▶ **Exercise brief**
Leave the pictures out. Return all other data exactly.

▶ **Stored data**
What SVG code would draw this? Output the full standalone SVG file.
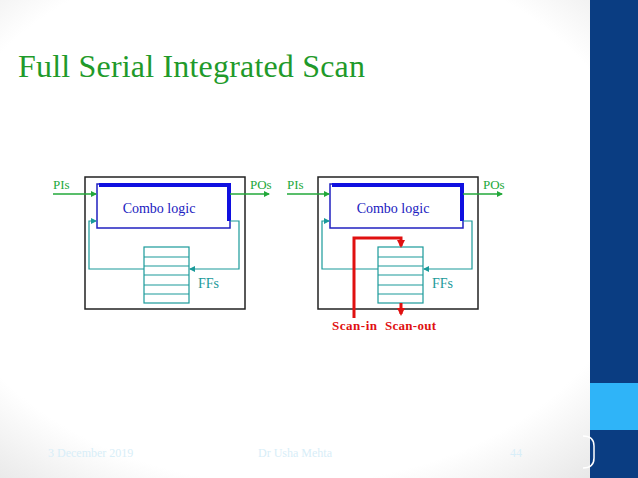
<svg xmlns="http://www.w3.org/2000/svg" width="638" height="478" viewBox="0 0 638 478">
<defs>
<radialGradient id="bg" cx="0.45" cy="0.45" r="0.75"><stop offset="0.75" stop-color="#fff"/><stop offset="1" stop-color="#e4e4e4"/></radialGradient>
<marker id="ag" markerWidth="6" markerHeight="6" refX="5" refY="3" orient="auto" markerUnits="userSpaceOnUse"><path d="M0,0L6,3L0,6z" fill="#22a83a"/></marker>
<marker id="at" markerWidth="6" markerHeight="6" refX="5" refY="3" orient="auto" markerUnits="userSpaceOnUse"><path d="M0,0L6,3L0,6z" fill="#1a9a9a"/></marker>
<marker id="ar" markerWidth="8" markerHeight="8" refX="6" refY="4" orient="auto" markerUnits="userSpaceOnUse"><path d="M0,0L8,4L0,8z" fill="#e01010"/></marker>
</defs>
<style>
.t{font-family:"Liberation Serif",serif}
.box{fill:none;stroke:#222;stroke-width:1.5}
.cl{fill:#fff;stroke:#2020c0;stroke-width:1.5}
.thick{fill:none;stroke:#1010e0;stroke-width:4}
.g{stroke:#22a83a;stroke-width:1.5;fill:none}
.tl{stroke:#1a9a9a;stroke-width:1.2;fill:none}
.ff{fill:#fff;stroke:#1a9a9a;stroke-width:1.2}
.red{stroke:#e01010;stroke-width:3;fill:none}
</style>
<rect width="638" height="478" fill="url(#bg)"/>
<rect x="590" y="0" width="48" height="478" fill="#0a3d82"/>
<rect x="590" y="383" width="48" height="47" fill="#2fb4f8"/>
<path d="M583,436 Q594,436 594,446 V458 Q594,468 583,468" fill="none" stroke="#fff" stroke-width="1.5"/>
<text class="t" x="18" y="77" font-size="32" textLength="347" fill="#1f9a2a">Full Serial Integrated Scan</text>
<g class="t" font-size="12" fill="#d8eef8">
<text x="48" y="457">3 December 2019</text>
<text x="258" y="457">Dr Usha Mehta</text>
<text x="510" y="457">44</text>
</g>
<g id="left">
<rect class="box" x="85" y="177" width="160" height="132"/>
<rect class="cl" x="97" y="184" width="133" height="44"/>
<path class="thick" d="M99,185H229V221"/>
<text class="t" x="159" y="213" font-size="14" fill="#2020c0" text-anchor="middle">Combo logic</text>
<g id="ffl">
<rect class="ff" x="144" y="247" width="45" height="56"/>
<path class="tl" d="M144,257H189M144,266H189M144,275H189M144,285H189M144,294H189"/>
</g>
<text class="t" x="198" y="288" font-size="14" fill="#1a9a9a">FFs</text>
<text class="t" x="53" y="189" font-size="13" fill="#22a83a">PIs</text>
<text class="t" x="250" y="189" font-size="13" fill="#22a83a">POs</text>
</g>
<g id="right">
<rect class="box" x="318" y="177" width="160" height="132"/>
<rect class="cl" x="330" y="184" width="133" height="44"/>
<path class="thick" d="M332,185H462V221"/>
<text class="t" x="393" y="213" font-size="14" fill="#2020c0" text-anchor="middle">Combo logic</text>
<g id="ffr">
<rect class="ff" x="378" y="247" width="45" height="56"/>
<path class="tl" d="M378,257H423M378,266H423M378,275H423M378,285H423M378,294H423"/>
</g>
<text class="t" x="432" y="288" font-size="14" fill="#1a9a9a">FFs</text>
<text class="t" x="287" y="189" font-size="13" fill="#22a83a">PIs</text>
<text class="t" x="483" y="189" font-size="13" fill="#22a83a">POs</text>
<text class="t" x="332" y="330" font-size="13" font-weight="bold" textLength="45" fill="#e01010">Scan-in</text>
<text class="t" x="385" y="330" font-size="13" font-weight="bold" textLength="51" fill="#e01010">Scan-out</text>
</g>
<g id="connectors">
<path class="g" d="M53,194H96" marker-end="url(#ag)"/>
<path class="g" d="M230,194H269" marker-end="url(#ag)"/>
<path class="tl" d="M230,221H239V269H190" marker-end="url(#at)"/>
<path class="tl" d="M144,269H89V221H96" marker-end="url(#at)"/>
<path class="g" d="M287,194H329" marker-end="url(#ag)"/>
<path class="g" d="M463,194H502" marker-end="url(#ag)"/>
<path class="tl" d="M463,221H472V269H424" marker-end="url(#at)"/>
<path class="tl" d="M378,269H322V221H329" marker-end="url(#at)"/>
<path class="red" d="M354,318V238H401V246" marker-end="url(#ar)"/>
<path class="red" d="M401,303V314" marker-end="url(#ar)"/>
</g>
</svg>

▶ **Solution**
What SVG code would draw this? Output the full standalone SVG file.
<svg xmlns="http://www.w3.org/2000/svg" width="638" height="478" viewBox="0 0 638 478">
<defs>
<radialGradient id="bg" cx="0.45" cy="0.45" r="0.75"><stop offset="0.75" stop-color="#fff"/><stop offset="1" stop-color="#e4e4e4"/></radialGradient>
<marker id="ag" markerWidth="6" markerHeight="6" refX="5" refY="3" orient="auto" markerUnits="userSpaceOnUse"><path d="M0,0L6,3L0,6z" fill="#22a83a"/></marker>
<marker id="at" markerWidth="6" markerHeight="6" refX="5" refY="3" orient="auto" markerUnits="userSpaceOnUse"><path d="M0,0L6,3L0,6z" fill="#1a9a9a"/></marker>
<marker id="ar" markerWidth="8" markerHeight="8" refX="6" refY="4" orient="auto" markerUnits="userSpaceOnUse"><path d="M0,0L8,4L0,8z" fill="#e01010"/></marker>
</defs>
<style>
.t{font-family:"Liberation Serif",serif}
.box{fill:none;stroke:#222;stroke-width:1.5}
.cl{fill:#fff;stroke:#2020c0;stroke-width:1.5}
.thick{fill:none;stroke:#1010e0;stroke-width:4}
.g{stroke:#22a83a;stroke-width:1.5;fill:none}
.tl{stroke:#1a9a9a;stroke-width:1.2;fill:none}
.ff{fill:#fff;stroke:#1a9a9a;stroke-width:1.2}
.red{stroke:#e01010;stroke-width:3;fill:none}
</style>
<rect width="638" height="478" fill="url(#bg)"/>
<rect x="590" y="0" width="48" height="478" fill="#0a3d82"/>
<rect x="590" y="383" width="48" height="47" fill="#2fb4f8"/>
<path d="M583,436 Q594,436 594,446 V458 Q594,468 583,468" fill="none" stroke="#fff" stroke-width="1.5"/>
<text class="t" x="18" y="77" font-size="32" textLength="347" fill="#1f9a2a">Full Serial Integrated Scan</text>
<g class="t" font-size="12" fill="#d8eef8">
<text x="48" y="457">3 December 2019</text>
<text x="258" y="457">Dr Usha Mehta</text>
<text x="510" y="457">44</text>
</g>
<g id="left">
<rect class="box" x="85" y="177" width="160" height="132"/>
<rect class="cl" x="97" y="184" width="133" height="44"/>
<path class="thick" d="M99,185H229V221"/>
<text class="t" x="159" y="213" font-size="14" fill="#2020c0" text-anchor="middle">Combo logic</text>
<g id="ffl">
<rect class="ff" x="144" y="247" width="45" height="56"/>
<path class="tl" d="M144,257H189M144,266H189M144,275H189M144,285H189M144,294H189"/>
</g>
<text class="t" x="198" y="288" font-size="14" fill="#1a9a9a">FFs</text>
<text class="t" x="53" y="189" font-size="13" fill="#22a83a">PIs</text>
<text class="t" x="250" y="189" font-size="13" fill="#22a83a">POs</text>
</g>
<g id="right">
<rect class="box" x="318" y="177" width="160" height="132"/>
<rect class="cl" x="330" y="184" width="133" height="44"/>
<path class="thick" d="M332,185H462V221"/>
<text class="t" x="393" y="213" font-size="14" fill="#2020c0" text-anchor="middle">Combo logic</text>
<g id="ffr">
<rect class="ff" x="378" y="247" width="45" height="56"/>
<path class="tl" d="M378,257H423M378,266H423M378,275H423M378,285H423M378,294H423"/>
</g>
<text class="t" x="432" y="288" font-size="14" fill="#1a9a9a">FFs</text>
<text class="t" x="287" y="189" font-size="13" fill="#22a83a">PIs</text>
<text class="t" x="483" y="189" font-size="13" fill="#22a83a">POs</text>
<text class="t" x="332" y="330" font-size="13" font-weight="bold" textLength="45" fill="#e01010">Scan-in</text>
<text class="t" x="385" y="330" font-size="13" font-weight="bold" textLength="51" fill="#e01010">Scan-out</text>
</g>
<g id="connectors">
<path class="g" d="M53,194H96" marker-end="url(#ag)"/>
<path class="g" d="M230,194H269" marker-end="url(#ag)"/>
<path class="tl" d="M230,221H239V269H190" marker-end="url(#at)"/>
<path class="tl" d="M144,269H89V221H96" marker-end="url(#at)"/>
<path class="g" d="M287,194H329" marker-end="url(#ag)"/>
<path class="g" d="M463,194H502" marker-end="url(#ag)"/>
<path class="tl" d="M463,221H472V269H424" marker-end="url(#at)"/>
<path class="tl" d="M378,269H322V221H329" marker-end="url(#at)"/>
<path class="red" d="M354,318V238H401V246" marker-end="url(#ar)"/>
<path class="red" d="M401,303V314" marker-end="url(#ar)"/>
</g>
</svg>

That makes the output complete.